- [DIRECTION] Output the material word for word. Leave each picture out.
# # # # # # #
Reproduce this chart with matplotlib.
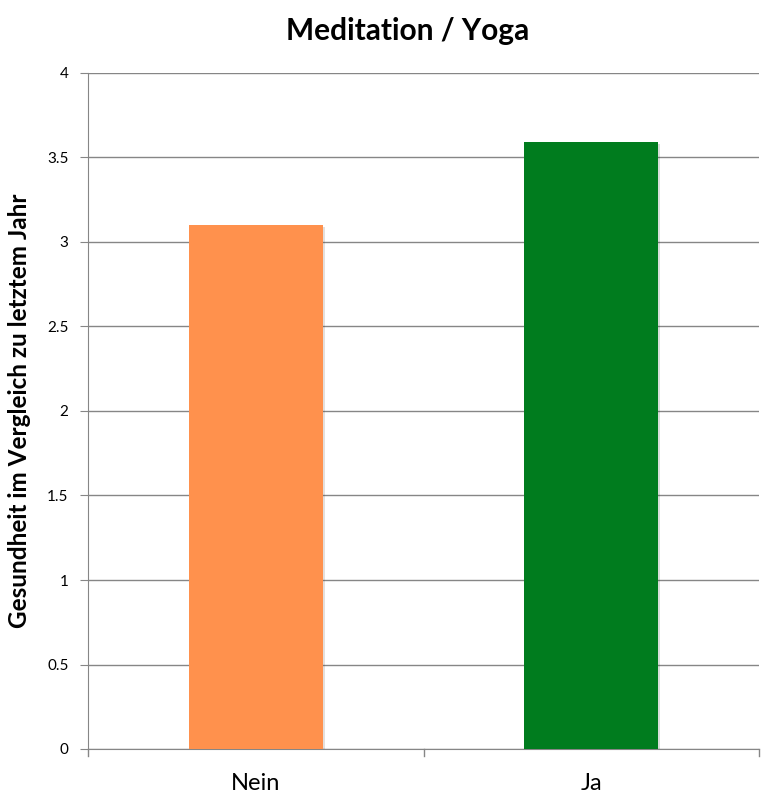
import matplotlib
matplotlib.use('Agg')
import matplotlib.pyplot as plt
import matplotlib.patheffects as pe

# Daten
kategorien = ['Nein', 'Ja']
werte = [3.1, 3.59]
farben = ['#FF914D', '#007C1E']
y_ticks = [0, 0.5, 1, 1.5, 2, 2.5, 3, 3.5, 4]
y_tick_labels = ['0', '0.5', '1', '1.5', '2', '2.5', '3', '3.5', '4']

plt.rcParams['font.family'] = ['Lato', 'DejaVu Sans']

fig = plt.figure(figsize=(7.73, 7.99), dpi=100)
ax = fig.add_axes([88 / 773, 50 / 799, (759 - 88) / 773, (749 - 73) / 799])

pos = list(range(len(kategorien)))
balken = ax.bar(pos, werte, width=0.4, color=farben, zorder=3)
for b in balken:
    b.set_path_effects([pe.SimplePatchShadow(offset=(1.5, -1.5), alpha=0.15), pe.Normal()])

ax.set_xlim(-0.5, len(kategorien) - 0.5)
ax.set_ylim(0, 4)
ax.set_yticks(y_ticks)
ax.set_yticklabels(y_tick_labels)
ax.set_xticks(pos)
ax.set_xticklabels(kategorien, fontsize=17)
ax.tick_params(axis='x', length=0, pad=17)
ax.tick_params(axis='y', length=6, color='#868686', labelsize=11, pad=8)

# Kategoriengrenzen als Striche unter der x-Achse
for xb in [-0.5, 0.5, 1.5]:
    ax.plot([xb, xb], [0, -0.04], color='#868686', lw=1, clip_on=False)

ax.grid(axis='y', color='#868686', lw=1, zorder=0)
for s in ['top', 'right']:
    ax.spines[s].set_visible(False)
for s in ['left', 'bottom']:
    ax.spines[s].set_color('#868686')

ax.set_ylabel('Gesundheit im Vergleich zu letztem Jahr', fontsize=17.5, fontweight='bold', labelpad=12)
fig.text(408 / 773, 1 - 31 / 799, 'Meditation / Yoga', fontsize=21.5, fontweight='bold',
         ha='center', va='center')

fig.savefig('out.png', dpi=100)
# # # # # # #
- [ANSWER BELOW]
Reproduce this chart with matplotlib.
import matplotlib
matplotlib.use('Agg')
import matplotlib.pyplot as plt
import matplotlib.patheffects as pe

# Daten
kategorien = ['Nein', 'Ja']
werte = [3.1, 3.59]
farben = ['#FF914D', '#007C1E']
y_ticks = [0, 0.5, 1, 1.5, 2, 2.5, 3, 3.5, 4]
y_tick_labels = ['0', '0.5', '1', '1.5', '2', '2.5', '3', '3.5', '4']

plt.rcParams['font.family'] = ['Lato', 'DejaVu Sans']

fig = plt.figure(figsize=(7.73, 7.99), dpi=100)
ax = fig.add_axes([88 / 773, 50 / 799, (759 - 88) / 773, (749 - 73) / 799])

pos = list(range(len(kategorien)))
balken = ax.bar(pos, werte, width=0.4, color=farben, zorder=3)
for b in balken:
    b.set_path_effects([pe.SimplePatchShadow(offset=(1.5, -1.5), alpha=0.15), pe.Normal()])

ax.set_xlim(-0.5, len(kategorien) - 0.5)
ax.set_ylim(0, 4)
ax.set_yticks(y_ticks)
ax.set_yticklabels(y_tick_labels)
ax.set_xticks(pos)
ax.set_xticklabels(kategorien, fontsize=17)
ax.tick_params(axis='x', length=0, pad=17)
ax.tick_params(axis='y', length=6, color='#868686', labelsize=11, pad=8)

# Kategoriengrenzen als Striche unter der x-Achse
for xb in [-0.5, 0.5, 1.5]:
    ax.plot([xb, xb], [0, -0.04], color='#868686', lw=1, clip_on=False)

ax.grid(axis='y', color='#868686', lw=1, zorder=0)
for s in ['top', 'right']:
    ax.spines[s].set_visible(False)
for s in ['left', 'bottom']:
    ax.spines[s].set_color('#868686')

ax.set_ylabel('Gesundheit im Vergleich zu letztem Jahr', fontsize=17.5, fontweight='bold', labelpad=12)
fig.text(408 / 773, 1 - 31 / 799, 'Meditation / Yoga', fontsize=21.5, fontweight='bold',
         ha='center', va='center')

fig.savefig('out.png', dpi=100)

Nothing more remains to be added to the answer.